Le bus #2525, c’est l’Amérique, dans sa plus belle des diversités. Chacun est important mais surtout, aucun d’entre eux ne subit les événements. Les passagers se soutiennent, s’entraident, mettent la main à la patte si nécessaire, notamment pour aider Jack Traven lorsqu’il s’agit de piéger Payne ou de l’extirper du dessous du bus.

Les médias : Le revers de la médaille

« La télévision interactive, la voix du futur ». Payne ne croyait pas si bien dire lorsqu’il prononçait cette phrase pour la première fois en 1994. On se souvient de l’énorme gaffe de BFM TV lors de la prise d’otage de de Hyper Cacher, où un journaliste déclarait en direct qu’un otage était caché dans la chambre froide du magasin, alors que les terroristes étaient encore sur place et que les journalistes filmaient le déroulé des opérations.

15 ans plus tôt, notre méchant utilisait la même méthode pour surveiller le bus qu’il a piégé depuis le ciel, tandis que des hélicoptères diffusaient en direct l’avancée du bus au milieu de la ville de Los Angeles. Un direct qui lui permettra, d’ailleurs, de voir qu’une des passagères tente de quitter le bus, lors du rapatriement du chauffeur blessé. Une décision qui lui coûtera vie. Les médias, indirectement responsable d’un décès, continuent pourtant de poursuivre le bus à la recherche de la moindre petite information, le moindre petit scoop, sans se préoccuper des conséquences derrière cette quête futile et dangereuse.
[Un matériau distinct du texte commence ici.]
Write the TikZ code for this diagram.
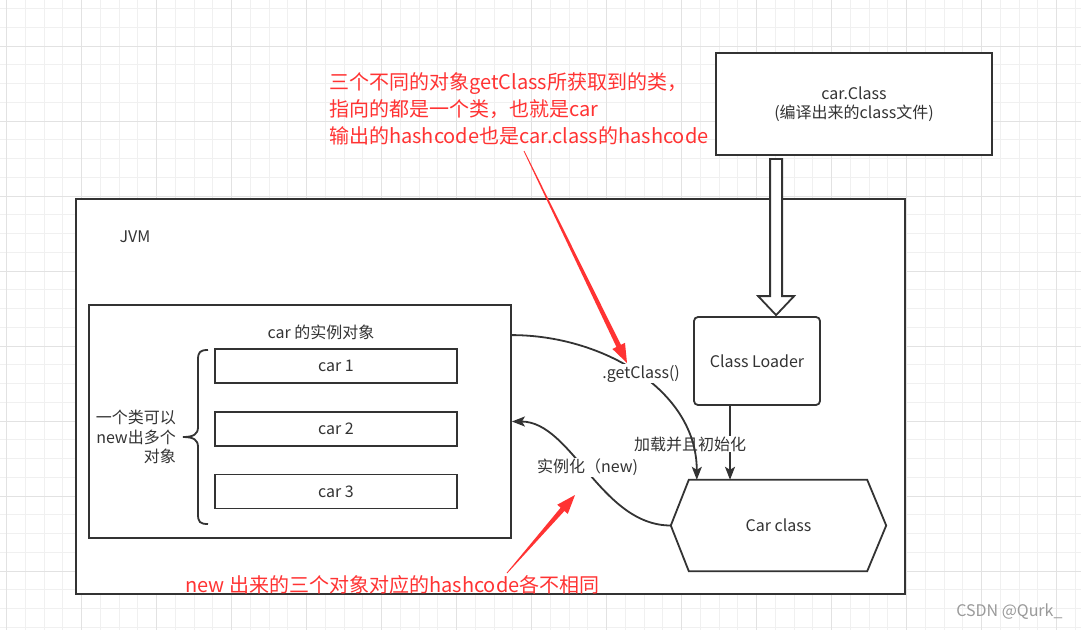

Si Payne pense être malin, Jack Traven l’est encore plus puisque notre héros va se servir des médias pour le piéger. Avec le matériel des journalistes, il aura l’idée ingénieuse de diffuser une boucle de l’intérieur du bus (que Payne surveillait également) pendant que les policiers d’élite débarqueront les passagers, sans que Payne ne s’aperçoivent donc, de quoi que ce soit. Un joli pied de nez et une façon de démontrer comment le journaliste peut être utile à la police.

Pourquoi Speed 2 était-il voué à l’échec?

Succès retentissant avec pas moins de 350 millions de dollars récoltés à travers le monde, pour un budget de 30 millions de dollars, la Fox n’a pas tardé à lancer une suite : Speed 2. Mais le film était voué à l’échec, avant même son annonce. Pour deux raisons principales : l’absence de Graham Yost au scénario et de Keanu Reeves dans le rôle de Jack Traven.

C’est le scénariste Graham Yost qui avait eu l’idée de la bombe dans le bus, après avoir vu Runaway Train, de Andrei Konchalovski, où les héros ne pouvaient pas arrêter le train dans lequel il étaient pris au piège. Dans une interview , il confiera d’ailleurs d’avoir été « furieux » de ne pas avoir été sollicité pour Speed 2 et dans le même temps, soulagé puisque le second volet « n’apportait rien de passionnant au concept de base ». L’erreur majeur réside ici, dans l’incapacité d’Hollywood à se contenter d’un succès. Leur philosophie : « plus c’est gros, mieux c’est ». Pas toujours. Speed 2 en est la preuve. Le concept simple d’un bus piégé était suffisamment efficace, se suffisait à lui-même, l’idée du paquebot était tout simplement ridicule.

L’absence de Keanu Reeves, qui déclina l’offre, sera aussi fatale à Speed 2. Ce désagrément a, en effet, contraint l’équipe du film à intégrer au casting un nouvel acteur : Jason Patric. Toutefois, la dynamique entre lui et Sandra Bullock n’aura jamais la même profondeur, la même intensité, la même sensualité qu’avec Keanu Reeves, dont le charisme était aussi un des atouts majeurs de Speed.

On ne sait pourquoi Jan de Bont a poursuivi l’aventure, mais cela est assez navrant de constater que des acteurs aussi talentueux que Willem Dafoe soient réduit à l’état de caricature, lui qui généralement brille par la finesse de ses interprétations. Un faux pas déjà oublié, comme celui de Sandra Bullock, désormais deux stars mondiales récompensées et acclamés par les critiques et le grand public. Speed 2 est un lointain souvenir, Speed un souvenir agréable. On vous invite donc à revoir ce petit chef d’œuvre d’action, dans les plus bref délais.